→ Given task:
From the entries provided below, copy each line that contains the word "chart".

======== Material for the task ========

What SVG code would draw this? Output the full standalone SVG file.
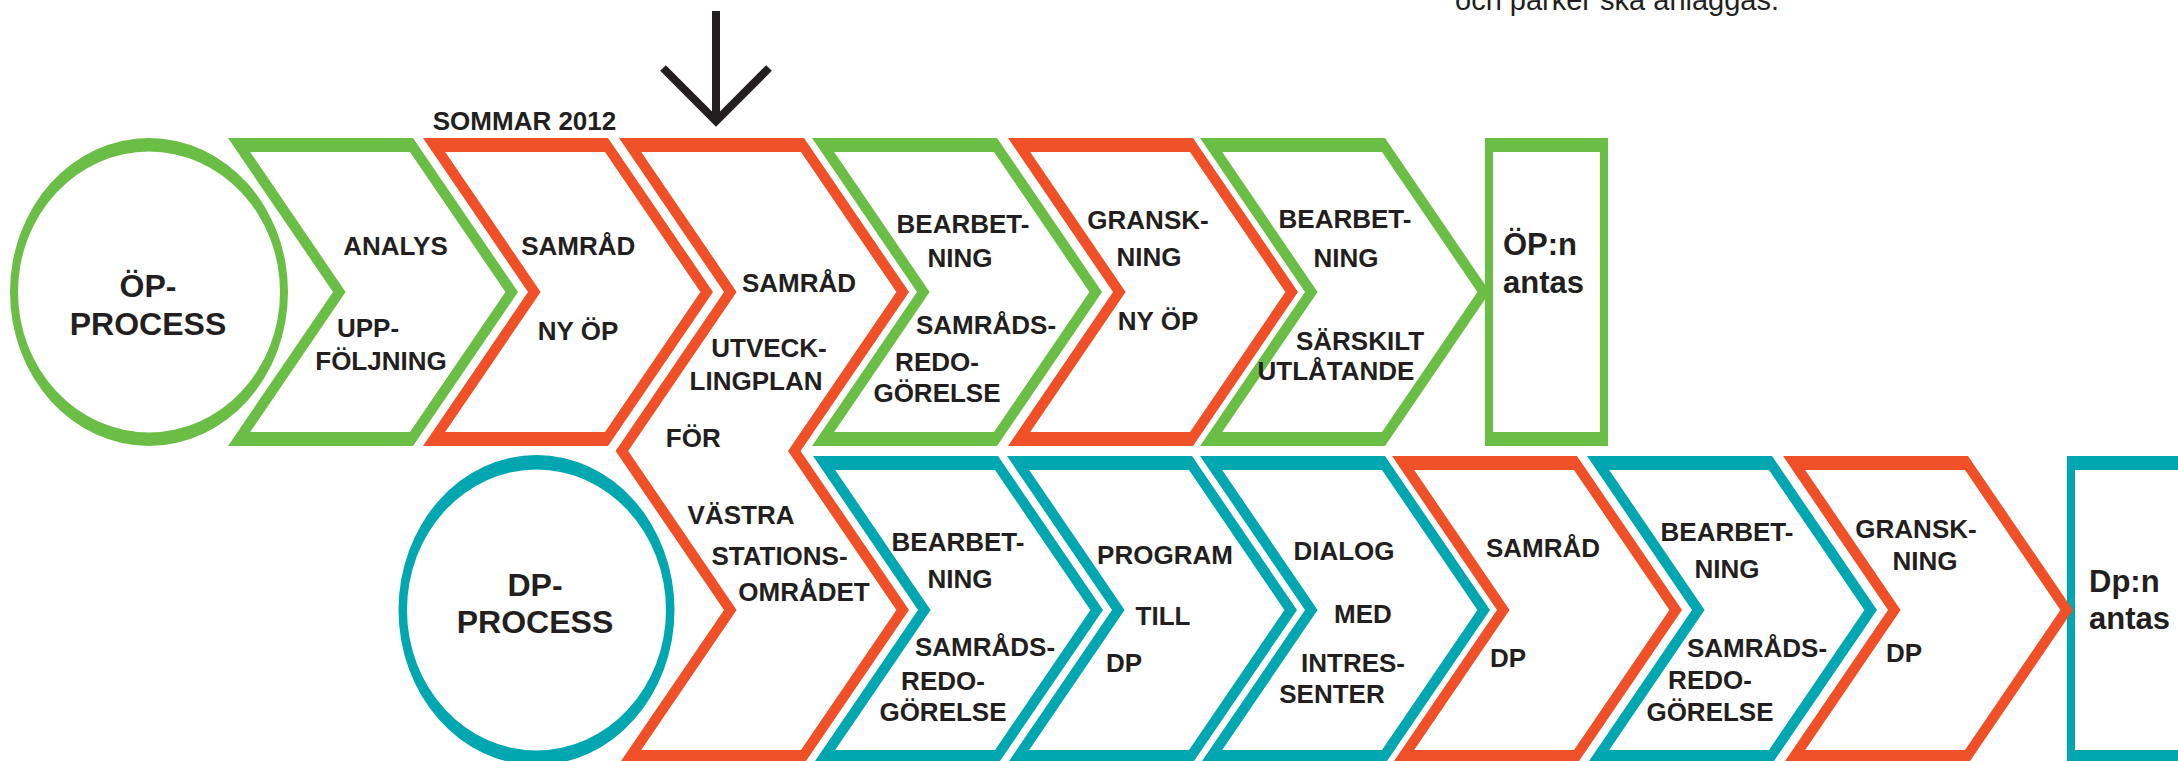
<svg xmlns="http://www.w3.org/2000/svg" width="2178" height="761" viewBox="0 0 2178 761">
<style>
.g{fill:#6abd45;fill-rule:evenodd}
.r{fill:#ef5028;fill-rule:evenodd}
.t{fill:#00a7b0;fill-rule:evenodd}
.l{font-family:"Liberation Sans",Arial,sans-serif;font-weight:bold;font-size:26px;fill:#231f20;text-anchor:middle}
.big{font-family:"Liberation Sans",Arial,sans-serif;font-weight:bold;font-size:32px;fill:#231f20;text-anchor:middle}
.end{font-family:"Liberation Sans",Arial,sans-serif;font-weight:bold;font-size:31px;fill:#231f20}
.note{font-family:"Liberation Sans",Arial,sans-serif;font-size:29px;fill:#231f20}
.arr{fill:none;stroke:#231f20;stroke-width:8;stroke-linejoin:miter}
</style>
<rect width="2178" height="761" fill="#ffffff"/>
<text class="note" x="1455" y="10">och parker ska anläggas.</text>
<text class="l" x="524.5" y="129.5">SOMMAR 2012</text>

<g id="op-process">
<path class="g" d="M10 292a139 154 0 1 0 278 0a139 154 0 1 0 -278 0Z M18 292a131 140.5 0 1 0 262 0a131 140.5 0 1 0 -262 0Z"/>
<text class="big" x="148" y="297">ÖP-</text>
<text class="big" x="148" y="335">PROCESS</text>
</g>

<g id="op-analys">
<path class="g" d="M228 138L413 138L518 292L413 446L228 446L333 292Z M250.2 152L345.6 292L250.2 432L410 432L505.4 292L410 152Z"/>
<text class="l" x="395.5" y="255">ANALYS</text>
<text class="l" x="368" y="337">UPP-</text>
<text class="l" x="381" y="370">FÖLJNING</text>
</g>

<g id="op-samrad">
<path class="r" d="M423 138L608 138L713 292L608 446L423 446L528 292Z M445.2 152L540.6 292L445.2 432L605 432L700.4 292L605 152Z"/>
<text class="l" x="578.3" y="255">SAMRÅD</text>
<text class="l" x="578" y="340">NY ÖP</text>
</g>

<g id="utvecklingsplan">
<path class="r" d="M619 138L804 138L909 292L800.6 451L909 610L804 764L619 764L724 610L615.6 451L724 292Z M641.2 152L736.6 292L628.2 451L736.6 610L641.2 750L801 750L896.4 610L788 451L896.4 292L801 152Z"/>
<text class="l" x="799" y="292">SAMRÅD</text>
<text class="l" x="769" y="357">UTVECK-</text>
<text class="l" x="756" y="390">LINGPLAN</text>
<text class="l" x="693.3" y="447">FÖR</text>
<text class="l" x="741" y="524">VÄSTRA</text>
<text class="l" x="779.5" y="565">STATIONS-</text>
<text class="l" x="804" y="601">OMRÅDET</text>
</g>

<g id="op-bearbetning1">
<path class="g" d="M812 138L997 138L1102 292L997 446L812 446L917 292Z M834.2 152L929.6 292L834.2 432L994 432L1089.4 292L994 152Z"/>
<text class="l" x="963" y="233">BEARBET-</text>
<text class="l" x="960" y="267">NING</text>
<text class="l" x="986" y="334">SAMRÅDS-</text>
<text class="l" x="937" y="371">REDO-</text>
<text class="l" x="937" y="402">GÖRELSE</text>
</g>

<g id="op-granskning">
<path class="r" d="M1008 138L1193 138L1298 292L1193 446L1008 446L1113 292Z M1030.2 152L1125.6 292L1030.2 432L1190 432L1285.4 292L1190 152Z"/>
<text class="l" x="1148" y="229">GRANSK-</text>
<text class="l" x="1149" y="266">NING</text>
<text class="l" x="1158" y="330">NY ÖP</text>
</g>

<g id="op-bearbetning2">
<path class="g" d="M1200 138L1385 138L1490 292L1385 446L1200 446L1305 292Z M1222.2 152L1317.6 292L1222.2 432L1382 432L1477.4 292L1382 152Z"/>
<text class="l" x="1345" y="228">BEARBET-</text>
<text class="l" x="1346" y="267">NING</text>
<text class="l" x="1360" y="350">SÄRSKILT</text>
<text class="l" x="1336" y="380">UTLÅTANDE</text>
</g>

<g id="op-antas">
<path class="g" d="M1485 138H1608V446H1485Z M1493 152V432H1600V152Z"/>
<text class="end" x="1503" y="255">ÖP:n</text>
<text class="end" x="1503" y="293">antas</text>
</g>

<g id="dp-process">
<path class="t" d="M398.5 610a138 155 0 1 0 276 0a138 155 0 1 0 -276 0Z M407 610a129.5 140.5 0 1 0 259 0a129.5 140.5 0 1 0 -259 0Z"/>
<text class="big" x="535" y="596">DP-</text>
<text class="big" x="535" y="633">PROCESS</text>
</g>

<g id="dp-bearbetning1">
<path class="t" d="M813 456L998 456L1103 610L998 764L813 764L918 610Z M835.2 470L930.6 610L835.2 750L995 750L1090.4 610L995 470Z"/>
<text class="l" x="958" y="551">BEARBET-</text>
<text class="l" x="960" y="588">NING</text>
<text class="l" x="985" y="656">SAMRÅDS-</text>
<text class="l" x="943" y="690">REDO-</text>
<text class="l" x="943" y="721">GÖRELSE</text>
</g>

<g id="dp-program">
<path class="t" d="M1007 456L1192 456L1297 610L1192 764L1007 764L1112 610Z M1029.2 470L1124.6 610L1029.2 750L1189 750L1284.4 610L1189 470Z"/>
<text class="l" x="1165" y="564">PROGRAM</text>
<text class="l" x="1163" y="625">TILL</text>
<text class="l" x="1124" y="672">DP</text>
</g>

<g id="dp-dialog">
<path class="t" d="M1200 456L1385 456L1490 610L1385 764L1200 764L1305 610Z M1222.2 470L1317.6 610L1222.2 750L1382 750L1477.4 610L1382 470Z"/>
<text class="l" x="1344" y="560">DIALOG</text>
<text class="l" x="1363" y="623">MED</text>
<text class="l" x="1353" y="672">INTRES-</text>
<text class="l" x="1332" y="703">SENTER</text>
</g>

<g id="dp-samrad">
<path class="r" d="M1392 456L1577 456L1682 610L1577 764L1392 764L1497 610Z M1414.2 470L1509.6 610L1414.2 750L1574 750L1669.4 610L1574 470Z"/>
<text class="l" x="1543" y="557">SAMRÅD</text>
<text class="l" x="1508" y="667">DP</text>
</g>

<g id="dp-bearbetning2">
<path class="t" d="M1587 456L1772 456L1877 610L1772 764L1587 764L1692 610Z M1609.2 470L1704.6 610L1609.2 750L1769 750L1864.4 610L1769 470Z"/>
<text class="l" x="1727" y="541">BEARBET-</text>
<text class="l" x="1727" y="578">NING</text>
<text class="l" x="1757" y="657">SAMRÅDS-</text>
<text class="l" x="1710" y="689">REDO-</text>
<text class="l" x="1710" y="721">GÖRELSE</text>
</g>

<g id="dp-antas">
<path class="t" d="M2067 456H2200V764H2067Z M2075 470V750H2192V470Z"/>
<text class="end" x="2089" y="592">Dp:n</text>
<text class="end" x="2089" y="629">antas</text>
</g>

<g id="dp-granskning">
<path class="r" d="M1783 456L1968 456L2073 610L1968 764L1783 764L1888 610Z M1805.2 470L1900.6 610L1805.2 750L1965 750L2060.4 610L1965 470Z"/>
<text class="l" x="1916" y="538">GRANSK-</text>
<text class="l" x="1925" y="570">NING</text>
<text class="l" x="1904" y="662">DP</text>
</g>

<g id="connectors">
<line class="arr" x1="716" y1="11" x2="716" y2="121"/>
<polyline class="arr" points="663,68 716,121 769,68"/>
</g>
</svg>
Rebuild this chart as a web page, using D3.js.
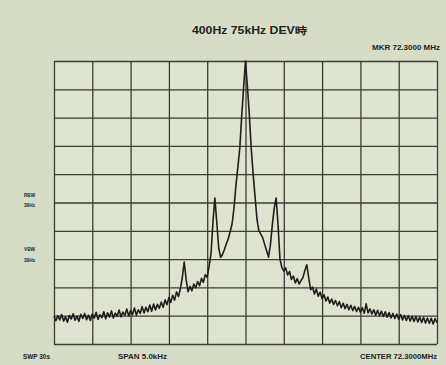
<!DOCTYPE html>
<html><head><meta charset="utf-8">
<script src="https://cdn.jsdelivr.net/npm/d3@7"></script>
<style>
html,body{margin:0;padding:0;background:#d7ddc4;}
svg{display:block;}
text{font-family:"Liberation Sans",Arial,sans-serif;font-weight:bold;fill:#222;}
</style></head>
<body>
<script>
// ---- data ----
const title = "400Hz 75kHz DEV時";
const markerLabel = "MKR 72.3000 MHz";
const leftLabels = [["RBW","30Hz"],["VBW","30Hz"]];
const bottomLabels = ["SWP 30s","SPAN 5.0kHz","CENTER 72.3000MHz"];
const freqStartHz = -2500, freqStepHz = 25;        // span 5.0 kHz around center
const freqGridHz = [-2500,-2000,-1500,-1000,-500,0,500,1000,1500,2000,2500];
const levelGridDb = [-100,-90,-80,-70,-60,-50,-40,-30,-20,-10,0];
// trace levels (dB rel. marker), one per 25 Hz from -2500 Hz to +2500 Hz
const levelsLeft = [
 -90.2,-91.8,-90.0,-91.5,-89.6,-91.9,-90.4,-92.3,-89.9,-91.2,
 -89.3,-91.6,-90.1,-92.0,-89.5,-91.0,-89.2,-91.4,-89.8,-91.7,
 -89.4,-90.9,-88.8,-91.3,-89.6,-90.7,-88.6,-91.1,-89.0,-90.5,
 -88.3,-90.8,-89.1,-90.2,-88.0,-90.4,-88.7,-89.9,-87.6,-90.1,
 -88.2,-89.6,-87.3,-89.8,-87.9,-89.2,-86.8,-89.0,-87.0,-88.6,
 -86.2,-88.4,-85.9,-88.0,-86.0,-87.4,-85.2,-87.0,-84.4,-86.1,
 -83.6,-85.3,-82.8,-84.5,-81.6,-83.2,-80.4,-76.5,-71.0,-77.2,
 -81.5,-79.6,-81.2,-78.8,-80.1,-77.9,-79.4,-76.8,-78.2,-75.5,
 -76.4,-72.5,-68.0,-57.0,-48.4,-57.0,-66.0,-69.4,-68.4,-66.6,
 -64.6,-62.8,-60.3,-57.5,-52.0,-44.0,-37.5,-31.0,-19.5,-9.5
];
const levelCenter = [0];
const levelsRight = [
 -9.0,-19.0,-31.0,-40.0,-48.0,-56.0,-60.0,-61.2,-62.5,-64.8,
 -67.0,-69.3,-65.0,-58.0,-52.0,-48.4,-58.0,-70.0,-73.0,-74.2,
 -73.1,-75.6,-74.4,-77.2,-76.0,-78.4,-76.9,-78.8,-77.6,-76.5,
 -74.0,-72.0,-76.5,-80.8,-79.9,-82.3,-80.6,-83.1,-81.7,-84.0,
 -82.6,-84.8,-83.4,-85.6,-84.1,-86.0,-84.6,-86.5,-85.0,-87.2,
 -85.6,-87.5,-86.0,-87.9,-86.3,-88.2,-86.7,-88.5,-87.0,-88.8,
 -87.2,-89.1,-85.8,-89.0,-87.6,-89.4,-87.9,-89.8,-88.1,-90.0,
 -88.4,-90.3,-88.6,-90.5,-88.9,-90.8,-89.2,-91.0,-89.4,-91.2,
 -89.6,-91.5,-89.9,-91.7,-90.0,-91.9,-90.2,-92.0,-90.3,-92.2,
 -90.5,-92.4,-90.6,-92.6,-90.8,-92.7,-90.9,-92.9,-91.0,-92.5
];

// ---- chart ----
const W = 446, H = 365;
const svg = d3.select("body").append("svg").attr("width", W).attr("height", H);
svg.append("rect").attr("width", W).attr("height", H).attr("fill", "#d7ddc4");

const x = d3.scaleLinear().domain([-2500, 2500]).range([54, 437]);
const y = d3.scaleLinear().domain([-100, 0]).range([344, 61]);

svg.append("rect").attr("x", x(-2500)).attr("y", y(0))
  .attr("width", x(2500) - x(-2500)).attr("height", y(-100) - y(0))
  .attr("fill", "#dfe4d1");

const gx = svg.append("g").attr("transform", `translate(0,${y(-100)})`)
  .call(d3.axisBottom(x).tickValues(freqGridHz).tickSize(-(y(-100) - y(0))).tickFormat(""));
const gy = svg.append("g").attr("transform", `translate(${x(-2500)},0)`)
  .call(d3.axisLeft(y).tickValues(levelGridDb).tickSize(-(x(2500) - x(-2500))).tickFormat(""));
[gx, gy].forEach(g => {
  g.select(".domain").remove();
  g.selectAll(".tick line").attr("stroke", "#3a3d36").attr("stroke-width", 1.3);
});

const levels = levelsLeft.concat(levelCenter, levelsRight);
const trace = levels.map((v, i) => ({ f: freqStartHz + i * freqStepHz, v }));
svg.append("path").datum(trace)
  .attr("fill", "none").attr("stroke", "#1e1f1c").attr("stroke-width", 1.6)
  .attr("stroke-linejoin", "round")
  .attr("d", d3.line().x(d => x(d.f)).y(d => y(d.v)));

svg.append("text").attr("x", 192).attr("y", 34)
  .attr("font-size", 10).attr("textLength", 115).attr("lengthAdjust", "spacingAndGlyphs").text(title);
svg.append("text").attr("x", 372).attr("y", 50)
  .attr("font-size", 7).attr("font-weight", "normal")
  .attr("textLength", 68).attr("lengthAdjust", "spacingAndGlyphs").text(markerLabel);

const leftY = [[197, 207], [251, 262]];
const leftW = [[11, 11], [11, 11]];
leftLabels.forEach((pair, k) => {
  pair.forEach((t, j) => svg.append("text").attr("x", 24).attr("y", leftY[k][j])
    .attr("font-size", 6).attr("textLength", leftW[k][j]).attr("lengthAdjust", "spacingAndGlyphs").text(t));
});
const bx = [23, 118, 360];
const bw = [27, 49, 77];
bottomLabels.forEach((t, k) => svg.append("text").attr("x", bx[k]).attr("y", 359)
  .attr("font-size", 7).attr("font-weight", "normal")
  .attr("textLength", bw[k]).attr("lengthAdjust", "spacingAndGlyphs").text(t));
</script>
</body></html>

========

→ Result below:
Rebuild this chart as a web page, using D3.js.
// ---- chart ----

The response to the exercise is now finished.